Material provided

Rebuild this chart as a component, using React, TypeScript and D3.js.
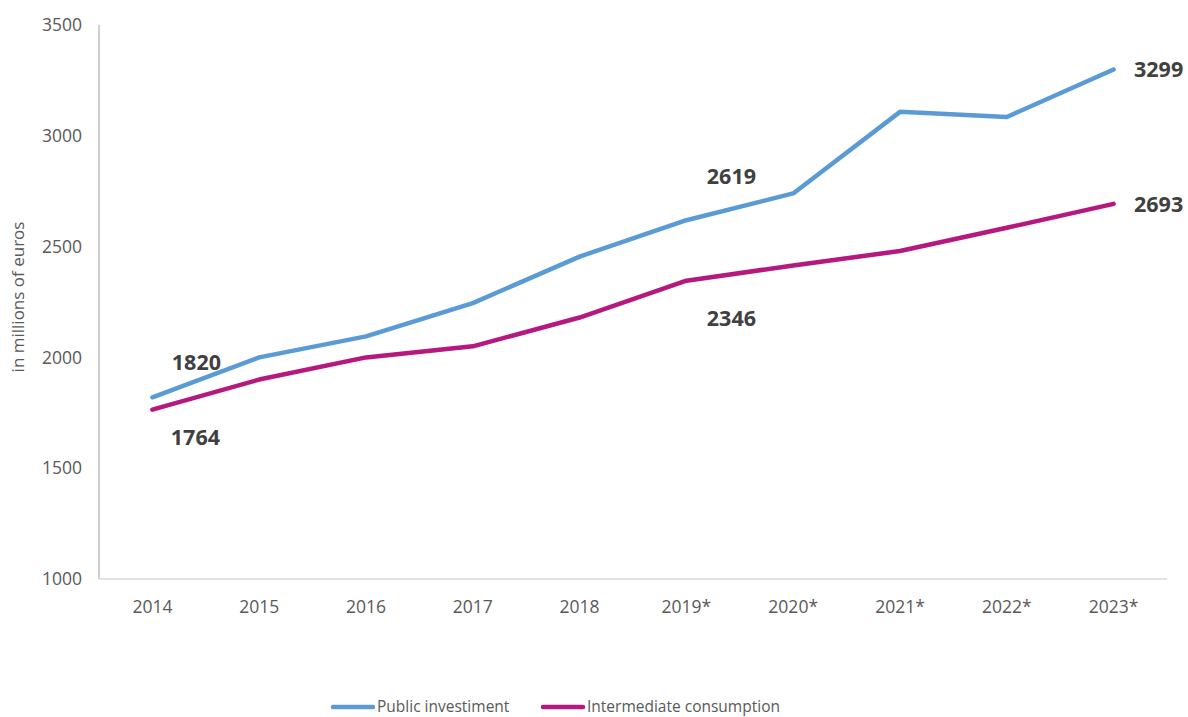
import React from "react";
import * as d3 from "d3";

const categories = ["2014", "2015", "2016", "2017", "2018", "2019*", "2020*", "2021*", "2022*", "2023*"];
const publicInvestment = [1820, 2000, 2095, 2245, 2455, 2619, 2740, 3108, 3085, 3299];
const intermediateConsumption = [1764, 1900, 2000, 2050, 2180, 2346, 2415, 2480, 2585, 2693];
const yTicks = [1000, 1500, 2000, 2500, 3000, 3500];
const seriesNames = ["Public investiment", "Intermediate consumption"];
const seriesColors = ["#5B9BD5", "#B5197F"];
// labels: [series index, category index, dx, dy]
const labelSpecs: [number, number, number, number][] = [
  [0, 0, 44, -35],
  [1, 0, 43, 28],
  [0, 5, 45, -44],
  [1, 5, 45, 38],
  [0, 9, 45, 0],
  [1, 9, 45, 1],
];

export default function App() {
  const W = 1188, H = 717;
  const left = 99, right = 1167, top = 25, bottom = 579;
  const x = d3.scaleBand<string>().domain(categories).range([left, right]).padding(0);
  const y = d3.scaleLinear().domain([1000, 3500]).range([bottom, top]);
  const cx = (c: string) => (x(c) as number) + x.bandwidth() / 2;
  const all = [publicInvestment, intermediateConsumption];
  const line = d3.line<number>().x((_, i) => cx(categories[i])).y((v) => y(v));
  const font = "'Open Sans', 'Noto Sans', sans-serif";
  return (
    <svg width={W} height={H} style={{ position: "absolute", left: 0, top: 0, background: "#fff" }}>
      <style>{`body{margin:0}`}</style>
      <line x1={left} x2={left} y1={top} y2={bottom} stroke="#BFBFBF" strokeWidth={1.5} />
      <line x1={left} x2={right} y1={bottom} y2={bottom} stroke="#D9D9D9" strokeWidth={1.5} />
      {yTicks.map((t) => (
        <text key={t} x={82} y={y(t)} dy="0.35em" textAnchor="end" fontFamily={font} fontSize={17.5} fill="#595959">{t}</text>
      ))}
      {categories.map((c) => (
        <text key={c} x={cx(c)} y={607} dy="0.35em" textAnchor="middle" fontFamily={font} fontSize={17.5} fill="#595959">{c}</text>
      ))}
      <text transform={`translate(18,297) rotate(-90)`} textAnchor="middle" dy="0.35em" fontFamily={font} fontSize={17} fill="#595959">in millions of euros</text>
      {all.map((s, i) => (
        <path key={i} d={line(s) as string} fill="none" stroke={seriesColors[i]} strokeWidth={4.5} strokeLinejoin="round" strokeLinecap="round" />
      ))}
      {labelSpecs.map(([si, ci, dx, dy], k) => (
        <text key={k} x={cx(categories[ci]) + dx} y={y(all[si][ci]) + dy} dy="0.35em" textAnchor="middle" fontFamily={font} fontSize={21.5} fontWeight="bold" fill="#404040">{all[si][ci]}</text>
      ))}
      {seriesNames.map((n, i) => {
        const lx = i === 0 ? 333 : 543;
        return (
          <g key={n}>
            <line x1={lx} x2={lx + 40} y1={707} y2={707} stroke={seriesColors[i]} strokeWidth={4.5} strokeLinecap="round" />
            <text x={lx + 44} y={707} dy="0.35em" fontFamily={font} fontSize={15.5} fill="#595959">{n}</text>
          </g>
        );
      })}
    </svg>
  );
}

Instruction
Find each line that has the word "React", then copy it out.

Finished answer
Rebuild this chart as a component, using React, TypeScript and D3.js.
import React from "react";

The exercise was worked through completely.